- **Written problem**
Retype only the lines from the top of the records to the line with "const sampleStep = 0.01904;", including that line but none of the pictures.

- **Task data**

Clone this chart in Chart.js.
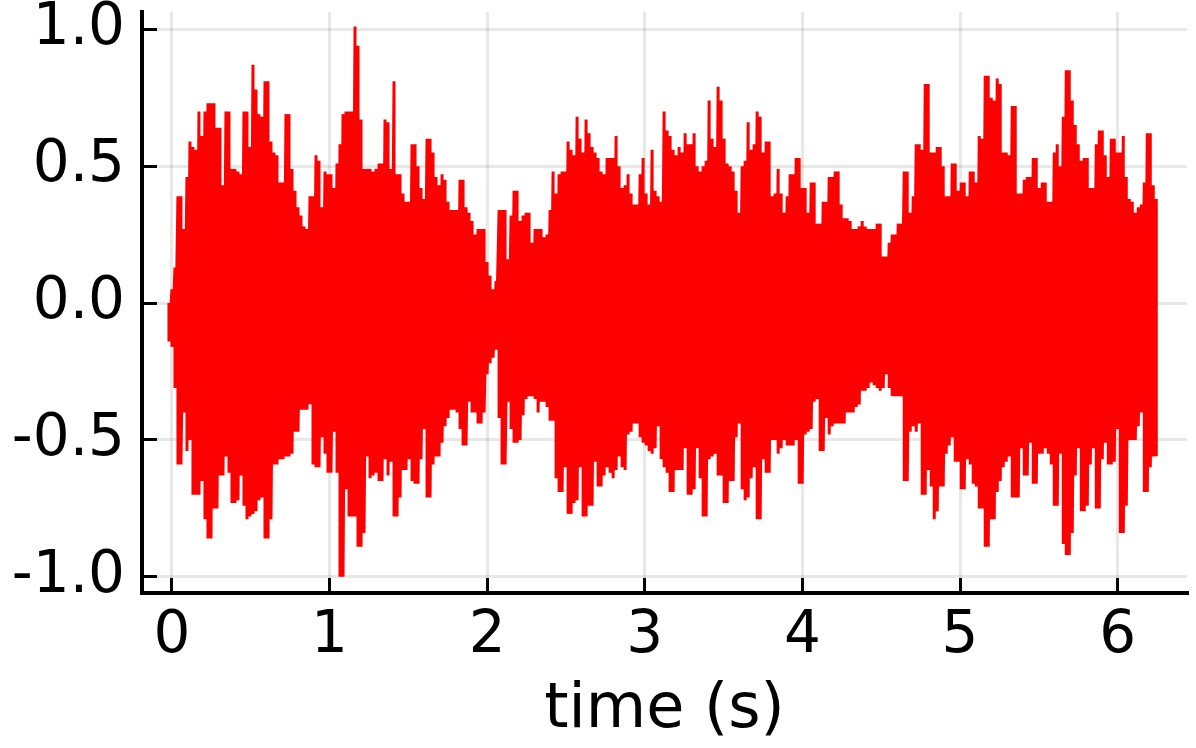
<!DOCTYPE html>
<html>
<head>
<meta charset="utf-8">
<script src="https://cdn.jsdelivr.net/npm/chart.js@4"></script>
<style>
  html, body { margin: 0; padding: 0; background: #fff; }
  #wrap { width: 1196px; height: 748px; }
</style>
</head>
<body>
<div id="wrap"><canvas id="waveChart" width="1196" height="748"></canvas></div>
<script>
// waveform, one peak and one trough per sample column
const startTime = -0.019;
const sampleStep = 0.01904;

const peaks = [
  0.00,
  .05,.13,.39,.39,.27,.46,.59,.57,.56,.70,.61,.70,.73,.73,.73,.64,.64,.43,.70,.70,
  .49,.49,.48,.47,.70,.70,.57,.87,.78,.69,.68,.81,.81,.59,.55,.54,.44,.44,.69,.69,
  .49,.41,.35,.32,.28,.27,.39,.39,.54,.52,.35,.48,.47,.47,.42,.51,.58,.69,.70,.70,
  .70,1.01,.94,.67,.49,.49,.49,.48,.49,.51,.51,.67,.66,.49,.81,.47,.47,.40,.37,.37,
  .58,.58,.50,.42,.38,.60,.60,.55,.46,.43,.47,.45,.37,.34,.34,.34,.45,.45,.35,.33,
  .30,.25,.27,.27,.27,.15,.10,.05,.08,
  .34,.34,.34,.16,.32,.41,.41,.30,.32,.33,.33,.22,.27,.27,.27,.24,.25,.34,.48,.40,
  .47,.48,.48,.59,.56,.54,.68,.60,.55,.67,.62,.57,.55,.53,.48,.47,.53,.53,.53,.61,
  .50,.42,.43,.47,.40,.36,.36,.47,.53,.40,.36,.56,.41,.39,.37,.70,.63,.61,.56,.54,
  .57,.55,.62,.58,.58,.62,.50,.48,.50,.52,.74,.60,.57,.79,.74,.60,.51,.50,.48,.41,
  .33,.50,.52,.66,.56,.58,.70,.68,.55,.59,.59,.39,.40,.49,.40,.33,.39,.47,.47,.53,
  .53,.42,.42,.33,.44,.44,.29,.29,.37,.37,.46,.46,.48,.48,
  .36,.31,.31,.30,.27,.27,.28,.30,.28,.27,.27,.27,.29,.29,.17,.17,.22,.25,.25,.29,
  .29,.48,.48,.33,.39,.58,.58,.56,.80,.80,.55,.55,.57,.57,.50,.39,.39,.51,.51,.41,
  .44,.44,.39,.48,.48,.44,.61,.60,.83,.83,.75,.74,.82,.80,.55,.55,.54,.72,.72,.40,
  .40,.45,.46,.46,.53,.53,.42,.44,.44,.37,.37,.55,.58,.50,.68,.85,.85,.74,.65,.58,
  .52,.53,.53,.42,.42,.58,.63,.63,.54,.46,.60,.60,.55,.55,.61,.46,.38,.37,.33,.35,
  .36,.44,.62,.62,.43,.38
];

const troughs = [
  -.14,
  -.16,-.31,-.59,-.59,-.40,-.54,-.50,-.70,-.70,-.70,-.65,-.79,-.86,-.86,-.75,-.75,-.63,-.63,-.56,-.62,
  -.73,-.73,-.72,-.63,-.74,-.79,-.78,-.77,-.76,-.72,-.71,-.86,-.86,-.79,-.59,-.59,-.57,-.57,-.56,-.56,
  -.55,-.47,-.47,-.39,-.39,-.39,-.37,-.59,-.60,-.60,-.49,-.55,-.62,-.62,-.47,-.62,-1.0,-1.0,-.68,-.78,
  -.78,-.78,-.89,-.89,-.84,-.56,-.64,-.63,-.62,-.65,-.65,-.57,-.63,-.58,-.78,-.78,-.71,-.61,-.61,-.57,
  -.65,-.66,-.66,-.57,-.46,-.71,-.71,-.59,-.56,-.56,-.51,-.45,-.42,-.39,-.39,-.40,-.46,-.52,-.52,-.36,
  -.40,-.40,-.44,-.44,-.40,-.26,-.22,-.20,-.17,
  -.42,-.59,-.59,-.36,-.46,-.51,-.51,-.50,-.41,-.35,-.34,-.34,-.35,-.40,-.36,-.36,-.38,-.43,-.43,-.64,
  -.69,-.69,-.60,-.77,-.77,-.73,-.72,-.60,-.78,-.78,-.74,-.74,-.58,-.67,-.67,-.63,-.60,-.62,-.64,-.61,
  -.56,-.60,-.61,-.48,-.47,-.44,-.44,-.49,-.51,-.52,-.54,-.55,-.53,-.45,-.57,-.60,-.62,-.69,-.69,-.61,
  -.61,-.61,-.53,-.70,-.70,-.68,-.53,-.64,-.78,-.78,-.57,-.56,-.55,-.63,-.63,-.73,-.73,-.65,-.65,-.49,
  -.44,-.68,-.72,-.71,-.64,-.60,-.79,-.79,-.57,-.62,-.62,-.50,-.50,-.55,-.53,-.50,-.52,-.52,-.52,-.50,
  -.66,-.66,-.48,-.47,-.46,-.36,-.35,-.54,-.54,-.42,-.48,-.45,-.44,-.44,
  -.44,-.44,-.40,-.40,-.40,-.38,-.37,-.32,-.32,-.31,-.29,-.30,-.31,-.32,-.31,-.26,-.31,-.34,-.34,-.34,
  -.34,-.65,-.65,-.47,-.45,-.47,-.44,-.70,-.70,-.61,-.67,-.79,-.76,-.67,-.67,-.55,-.52,-.49,-.58,-.58,
  -.68,-.68,-.57,-.59,-.66,-.67,-.75,-.75,-.89,-.89,-.79,-.79,-.69,-.65,-.60,-.58,-.56,-.71,-.71,-.71,
  -.53,-.63,-.63,-.51,-.66,-.66,-.55,-.55,-.53,-.55,-.59,-.74,-.74,-.55,-.88,-.92,-.92,-.84,-.63,-.53,
  -.76,-.76,-.74,-.59,-.53,-.75,-.75,-.57,-.51,-.59,-.59,-.58,-.46,-.84,-.84,-.74,-.50,-.50,-.50,-.45,
  -.40,-.69,-.69,-.60,-.56,-.56
];

const xTicks = [0, 1, 2, 3, 4, 5, 6];
const yTicks = [-1.0, -0.5, 0.0, 0.5, 1.0];

// signal goes up and down once per column
const wavePoints = [];
peaks.forEach((p, i) => {
  const t = startTime + i * sampleStep;
  wavePoints.push({ x: t, y: p });
  wavePoints.push({ x: t, y: troughs[i] });
});

const tickFont = { family: "'DejaVu Sans'", size: 58 };
const titleFont = { family: "'DejaVu Sans'", size: 62 };

new Chart(document.getElementById("waveChart").getContext("2d"), {
  type: "scatter",
  data: {
    datasets: [
      {
        data: wavePoints,
        showLine: true,
        borderColor: "#ff0000",
        borderWidth: 3,
        borderJoinStyle: "bevel",
        pointRadius: 0,
        tension: 0,
      },
    ],
  },
  options: {
    responsive: false,
    animation: false,
    layout: { padding: { top: 12, right: 9 } },
    plugins: { legend: { display: false }, tooltip: { enabled: false } },
    scales: {
      x: {
        type: "linear",
        min: -0.19,
        max: 6.44,
        // keep the plot area where the reference has it, big labels may overhang
        afterFit: (scale) => {
          scale.height = 155;
          scale.paddingLeft = 0;
          scale.paddingRight = 0;
        },
        afterBuildTicks: (scale) => { scale.ticks = xTicks.map((v) => ({ value: v })); },
        border: { color: "#000", width: 4 },
        grid: { color: "rgba(0,0,0,0.09)", lineWidth: 3, tickColor: "#000", tickWidth: 3, tickLength: -15 },
        ticks: {
          color: "#000",
          font: tickFont,
          padding: 24,
          maxRotation: 0,
          callback: (v) => String(v),
        },
        title: {
          display: true,
          text: "time (s)",
          color: "#000",
          font: titleFont,
          padding: { top: 0, bottom: 0 },
        },
      },
      y: {
        min: -1.059,
        max: 1.063,
        afterFit: (scale) => {
          scale.width = 142;
          scale.paddingTop = 0;
          scale.paddingBottom = 0;
        },
        afterBuildTicks: (scale) => { scale.ticks = yTicks.map((v) => ({ value: v })); },
        border: { color: "#000", width: 4 },
        grid: { color: "rgba(0,0,0,0.09)", lineWidth: 3, tickColor: "#000", tickWidth: 3, tickLength: -15 },
        ticks: {
          color: "#000",
          font: tickFont,
          padding: 32,
          callback: (v) => v.toFixed(1),
        },
      },
    },
  },
});
</script>
</body>
</html>
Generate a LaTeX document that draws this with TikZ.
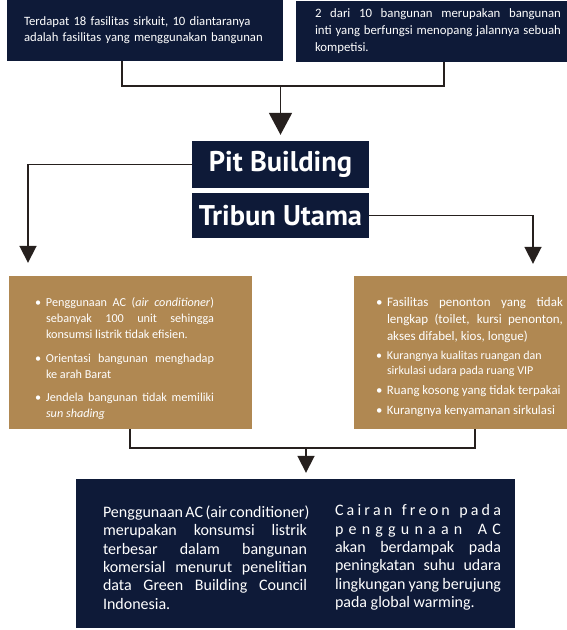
\documentclass[tikz,border=0pt]{standalone}
\usepackage{fontspec}
\setmainfont{Carlito}
\newfontfamily\titlefont{PT Sans}
\usetikzlibrary{arrows.meta,positioning}
\definecolor{navyblue}{RGB}{14,26,56}
\definecolor{boxtan}{RGB}{176,136,82}
\definecolor{ink}{RGB}{38,32,30}
% bullet paragraph with hanging indent
\newcommand{\bitem}[2][]{\par{#1\hangindent=11pt\hangafter=1\noindent\makebox[11pt][l]{\textbullet}#2\par}}
% one justified line
\newcommand{\jline}[1]{\makebox[\linewidth][s]{#1}\\}
\tikzset{
  navybox/.style={fill=navyblue, text=white, inner sep=0pt},
  tanbox/.style={fill=boxtan, inner sep=0pt},
  titlebox/.style={navybox, minimum width=177pt, font=\titlefont\bfseries\fontsize{28.5}{30}\selectfont},
  bodytext/.style={text=white, inner sep=0pt, align=justify},
  conn/.style={draw=ink, line width=1.8pt},
  arr/.style={conn, -{Triangle[width=17pt,length=17pt]}},
}
\begin{document}
\begin{tikzpicture}[x=1pt,y=-1pt]
  \useasboundingbox[fill=white] (0,0) rectangle (567,630);
  % top boxes
  \node[navybox, text width=242pt, inner xsep=17pt, minimum height=61pt, align=left,
        font=\fontsize{12.7}{16}\selectfont] (tl) at (145,30.5)
        {Terdapat 18 fasilitas sirkuit, 10 diantaranya\\adalah fasilitas yang menggunakan bangunan};
  \node[navybox, text width=246pt, inner xsep=19pt, minimum height=61pt, align=justify,
        font=\fontsize{12.8}{17}\selectfont] (tr) at (438,31.5)
        {2 dari 10 bangunan merupakan bangunan\linebreak inti yang berfungsi menopang jalannya sebuah\linebreak kompetisi.};
  % titles
  \node[titlebox, minimum height=47pt] (pit) at (280.5,164.5) {Pit Building};
  \node[titlebox, minimum height=45pt] (tribun) at (280.5,215.5) {Tribun Utama};
  % problem boxes
  \node[tanbox, minimum width=243pt, minimum height=153pt] (tanl) at (130.5,352.5) {};
  \node[tanbox, minimum width=213pt, minimum height=153pt] (tanr) at (460.5,352.5) {};
  \node[bodytext, text width=179pt, font=\fontsize{12.2}{16}\selectfont] (tanltxt) at ([xshift=-6pt,yshift=1pt]tanl.center) {%
    \setlength{\parskip}{7.5pt}\hyphenpenalty=10000%
    \bitem{Penggunaan AC (\textit{air conditioner})\linebreak sebanyak 100 unit sehingga\linebreak konsumsi listrik tidak efisien.}
    \bitem{Orientasi bangunan menghadap\linebreak ke arah Barat}
    \bitem{Jendela bangunan tidak memiliki\linebreak \textit{sun shading}}};
  \node[bodytext, text width=187pt, font=\fontsize{13}{17}\selectfont] (tanrtxt) at ([xshift=9pt,yshift=1pt]tanr.center) {%
    \setlength{\parskip}{4pt}\hyphenpenalty=10000%
    \bitem{Fasilitas penonton yang tidak\linebreak lengkap (toilet, kursi penonton,\linebreak akses difabel, kios, longue)}
    \bitem[\fontsize{12}{15}\selectfont]{Kurangnya kualitas ruangan dan\\ sirkulasi udara pada ruang VIP}
    \bitem[\fontsize{12.8}{16}\selectfont]{Ruang kosong yang tidak terpakai}
    \bitem[\fontsize{12.8}{16}\selectfont]{Kurangnya kenyamanan sirkulasi}};
  % conclusion box
  \node[navybox, minimum width=439pt, minimum height=149pt] (concl) at (295.5,553.5) {};
  \node[bodytext, text width=204pt, anchor=west, font=\fontsize{16}{18.3}\selectfont] (concltxtl) at ([xshift=27pt,yshift=-4pt]concl.west)
    {\jline{Penggunaan AC (air conditioner)}
     \jline{merupakan konsumsi listrik}
     \jline{terbesar dalam bangunan}
     \jline{komersial menurut penelitian}
     \jline{data Green Building Council}
     Indonesia.};
  \node[bodytext, text width=166pt, anchor=west, font=\fontsize{16}{18.3}\selectfont] (concltxtr) at ([xshift=259pt,yshift=-4pt]concl.west)
    {\jline{C a i r a n \ \ f r e o n \ \ p a d a}
     \jline{p e n g g u n a a n \ \ A C}
     \jline{akan berdampak pada}
     \jline{peningkatan suhu udara}
     \jline{lingkungan yang berujung}
     pada global warming.};
  % connectors
  \coordinate (j1) at (pit.north |- 0,86);
  \coordinate (j2) at ([xshift=10.5pt]concl.north |- 0,448);
  \draw[conn] ([xshift=-23pt]tl.south) |- (j1) -| ([xshift=6pt]tr.south);
  \draw[conn, -{Triangle[width=23pt,length=22pt]}, shorten >=6pt] (j1) -- (pit.north);
  \draw[arr, shorten >=13pt] (pit.west) -| ([xshift=-102.5pt]tanl.north);
  \draw[arr, shorten >=12pt] (tribun.east) -| ([xshift=72.5pt]tanr.north);
  \draw[conn] ([xshift=-0.5pt]tanl.south) |- (j2) -| ([xshift=14.5pt]tanr.south);
  \draw[arr, shorten >=6pt] (j2) -- (j2 |- concl.north);
\end{tikzpicture}
\end{document}
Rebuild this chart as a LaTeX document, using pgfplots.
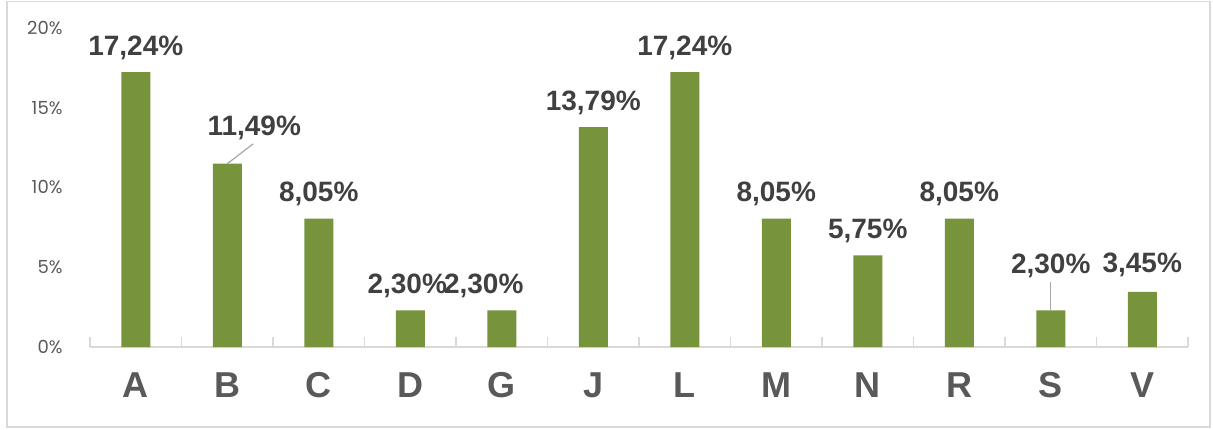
\documentclass[border=0pt]{standalone}
\usepackage{pgfplots}
\usepackage{pgfplotstable}
\pgfplotsset{compat=1.18}
\usepackage{fontspec}
\setmainfont{Liberation Sans}
\newfontfamily\tickfont{Poppins}
\newcommand\tl[1]{{\tickfont\fontsize{18}{20}\selectfont #1\%}}
\definecolor{barcol}{HTML}{77933C}
\definecolor{labcol}{HTML}{404040}
\definecolor{catcol}{HTML}{595959}
\definecolor{tickcol}{HTML}{595959}
\definecolor{axcol}{HTML}{D9D9D9}
\definecolor{leadcol}{HTML}{A6A6A6}
\pgfplotstableread{
x y dx dy
0 17.24 0 0
1 11.49 27 11
2 8.05 0 0
3 2.30 -3 0
4 2.30 -18 0
5 13.79 0 0
6 17.24 0 0
7 8.05 0 0
8 5.75 0 0
9 8.05 0 0
10 2.30 0 20
11 3.45 0 2
}\data
\begin{document}
\begin{tikzpicture}
\useasboundingbox (0pt,0pt) rectangle (1213pt,-430pt);
\draw[axcol, line width=1.5pt] (7pt,-1.5pt) rectangle (1210pt,-427pt);
\begin{axis}[
  at={(90pt,-347pt)}, anchor=south west,
  width=1098pt, height=319pt, scale only axis,
  xmin=-0.5, xmax=11.5, ymin=0, ymax=20,
  axis x line*=bottom, axis y line*=left,
  x axis line style={axcol, line width=1.2pt, -},
  y axis line style={draw=none},
  xtick={0,...,11},
  xticklabels={A,B,C,D,G,J,L,M,N,R,S,V},
  major x tick style={draw=none},
  minor xtick={-0.5,0.5,...,11.5},
  minor x tick style={axcol, line width=1.2pt},
  minor tick length=10pt,
  tick align=inside,
  xticklabel style={font=\fontsize{36}{38}\selectfont\bfseries, text=catcol, anchor=base, yshift=-50pt},
  ytick={0,5,10,15,20},
  yticklabels={\tl{0},\tl{5},\tl{10},\tl{15},\tl{20}},
  major y tick style={draw=none},
  yticklabel style={text=tickcol, anchor=east, xshift=-24pt},
  clip=false,
]
\addplot[ybar, fill=barcol, draw=none, bar width=29pt, bar shift=0pt,
  visualization depends on={\thisrow{dx}\as\dx},
  visualization depends on={\thisrow{dy}\as\dy},
  nodes near coords={\pgfmathprintnumber[fixed,fixed zerofill,precision=2,use comma,assume math mode=true]{\pgfplotspointmeta}\%},
  nodes near coords style={font=\fontsize{28}{30}\selectfont\bfseries, text=labcol, anchor=base, inner sep=0pt, xshift=\dx pt, yshift=17pt+\dy pt},
] table[x=x,y=y] {\data};
\draw[leadcol, line width=1.2pt] (axis cs:1,11.49) -- (axis cs:1.284,12.74);
\draw[leadcol, line width=1.2pt] (axis cs:10,2.30) -- (axis cs:10,4.05);
\end{axis}
\end{tikzpicture}
\end{document}
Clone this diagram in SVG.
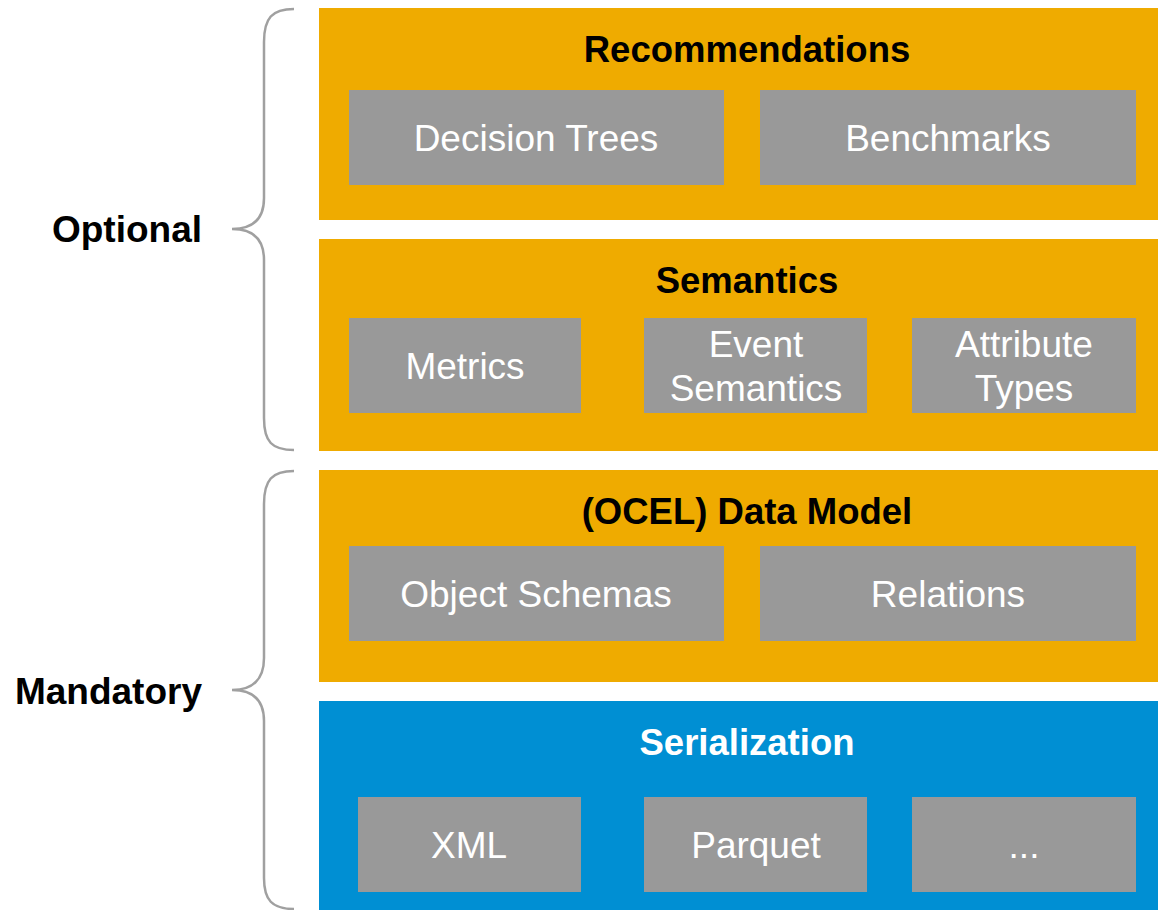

- **Task response**
Clone this chart in Chart.js.
<!DOCTYPE html>
<html>
<head>
<meta charset="utf-8">
<script src="https://cdn.jsdelivr.net/npm/chart.js@4"></script>
<style>
  html, body { margin: 0; padding: 0; background: #fff; }
  #wrap { width: 1196px; height: 748px; }
</style>
</head>
<body>
<div id="wrap"><canvas id="waveChart" width="1196" height="748"></canvas></div>
<script>
// waveform, one peak and one trough per sample column
const startTime = -0.019;
const sampleStep = 0.01904;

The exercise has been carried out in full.